Ionesco set about translating his experience into a play, The Bald Soprano, which was staged on May 11, 1950, at the Théâtre des Noctambules, under the direction of Nicolas Bataille. Like many of the other “anti-plays” which would soon pour forth from Ionesco’s mind, The Bald Soprano rejected the logical plot, character development, and thought of traditional drama, instead creating a new anarchic brand of comedy meant to convey the meaninglessness of modern man’s existence in a universe ruled entirely by chance. Ionesco’s initial offering went unnoticed until (ironically, by chance) a few established writers and critics stumbled upon it and threw their combined literary weight behind the strange little play, throwing the spotlight on the now middle-aged Ionesco who soon found himself in a position of international renown. He followed this remarkable success with a string of critically acclaimed plays including The Lesson (1951), The Chairs (1952), and Jack or The Submission (1955). Ionesco’s comedies caused such a stir that, in the summer of 1958, dramatic critic Kenneth Tynan launched an attack against him in the pages of the London Observer, referring to the dramatist as the “messiah” of the enemies of realism in the theatre. The public debate which followed between Tynan and Ionesco over the value of anti-realism in the theatre forced the writer to elucidate his dramatic theories. He maintained that, contrary to Tynan’s assertions, he did not believe that communication through language was impossible. “The very fact of writing and presenting plays,” he wrote “is surely incompatible with such a view.” Instead, he insisted, his plays were an attempt to revitalize a dead form of communication, to renew the language by attempting to say new things in a new way. Some congratulated Ionesco on refuting the current theory of “social realism.” Others quipped that if he could put some of this “clarity and wisdom into his own plays, he might yet become a great playwright!” But regardless of which side of the argument they took, everyone was talking about it.

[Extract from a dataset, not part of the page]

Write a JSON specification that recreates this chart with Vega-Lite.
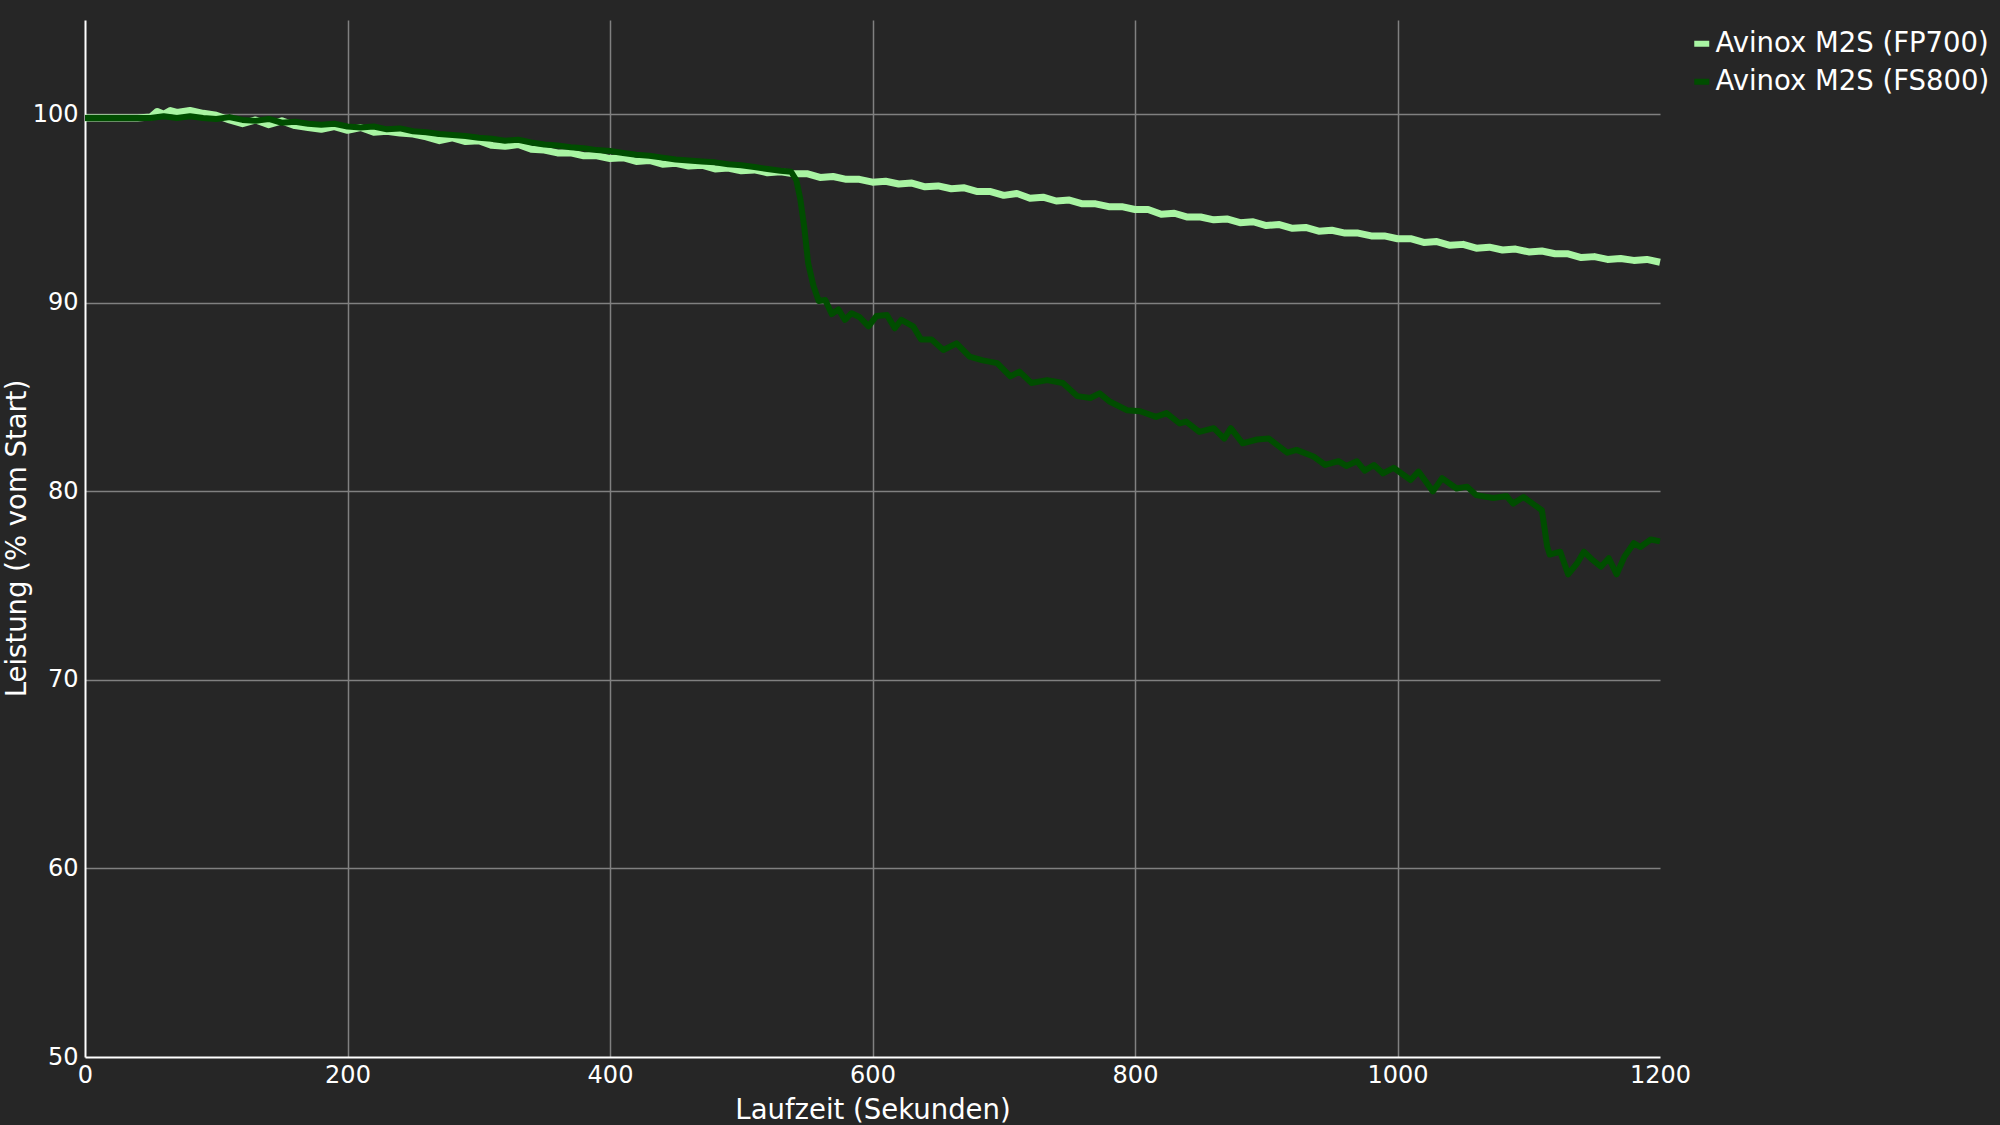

On January 25, 1960, Rhinoceros premiered at the Odéon under the direction of Jean-Louis Barrault. Reflecting Ionesco’s personal experiences with Fascism, Rhinoceros depicts the struggle of one man to maintain his identity and integrity alone in a world where all others have succumbed to the “beauty” of brute force. It is considered by many to be Ionesco’s finest play.

In 1962, in what would be one of the defining moments of his career, Ionesco was identified by Martin Esslin as one of the primary dramatists of what he called the “Theatre of the Absurd.” Esslin’s terminology resonated in a world still numbed by the senseless violence of World War II, and the label would affix itself to Ionesco until his death, forever joining him in the mind of the public with other “absurdist” writers such as Samuel Beckett, Jean Genet, Arthur Adamov, and Harold Pinter.

Eugène Ionesco died on March 29, 1994, at the age of 84, and is buried in the Cimetière du Montparnasse, in Paris, France. His other plays include The Killer (1959), Exit the King (1962), Hunger and Thirst (1966), Macbett (1972), and Journeys Among the Dead (1981).